# [EXERCISE INSTRUCTIONS]
Report every line in the listing below where the string "that" shows up.

**** SOURCE MATERIAL

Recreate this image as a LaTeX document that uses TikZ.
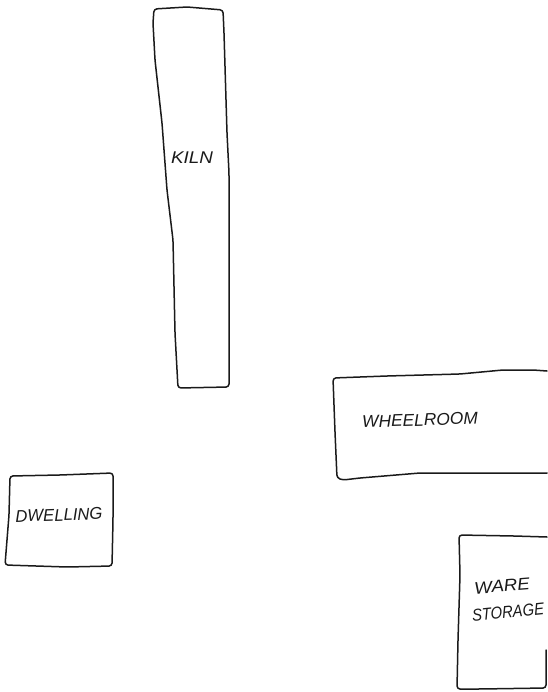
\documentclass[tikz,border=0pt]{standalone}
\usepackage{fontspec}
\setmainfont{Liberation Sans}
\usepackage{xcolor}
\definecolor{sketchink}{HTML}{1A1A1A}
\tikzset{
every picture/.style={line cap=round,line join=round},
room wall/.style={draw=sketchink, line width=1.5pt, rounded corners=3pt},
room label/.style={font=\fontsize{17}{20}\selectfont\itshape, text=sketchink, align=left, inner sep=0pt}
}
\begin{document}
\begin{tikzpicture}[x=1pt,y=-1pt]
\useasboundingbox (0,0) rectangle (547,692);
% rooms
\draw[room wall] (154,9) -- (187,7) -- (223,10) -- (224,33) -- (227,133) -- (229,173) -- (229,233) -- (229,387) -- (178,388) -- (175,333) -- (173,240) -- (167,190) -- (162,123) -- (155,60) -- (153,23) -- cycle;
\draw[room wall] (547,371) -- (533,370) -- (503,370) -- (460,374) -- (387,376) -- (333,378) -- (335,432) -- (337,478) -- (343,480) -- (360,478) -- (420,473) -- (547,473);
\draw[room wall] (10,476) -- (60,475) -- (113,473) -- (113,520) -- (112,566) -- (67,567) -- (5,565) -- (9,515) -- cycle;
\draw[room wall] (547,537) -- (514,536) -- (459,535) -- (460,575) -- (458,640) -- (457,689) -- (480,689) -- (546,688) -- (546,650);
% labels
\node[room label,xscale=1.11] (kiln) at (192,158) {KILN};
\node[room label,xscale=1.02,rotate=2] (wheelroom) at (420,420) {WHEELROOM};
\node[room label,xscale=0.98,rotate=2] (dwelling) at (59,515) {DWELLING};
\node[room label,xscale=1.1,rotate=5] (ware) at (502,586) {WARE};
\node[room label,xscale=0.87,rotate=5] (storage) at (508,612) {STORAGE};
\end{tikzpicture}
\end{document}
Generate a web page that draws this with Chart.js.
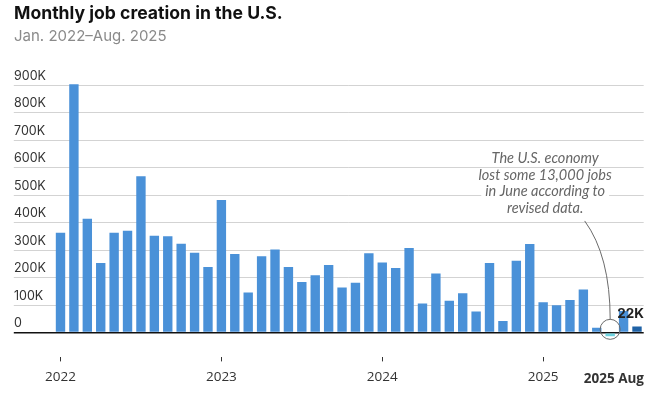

********

# [WRITTEN RESPONSE]
Recreate this image as a LaTeX document that uses TikZ.
Generate a web page that draws this with Chart.js.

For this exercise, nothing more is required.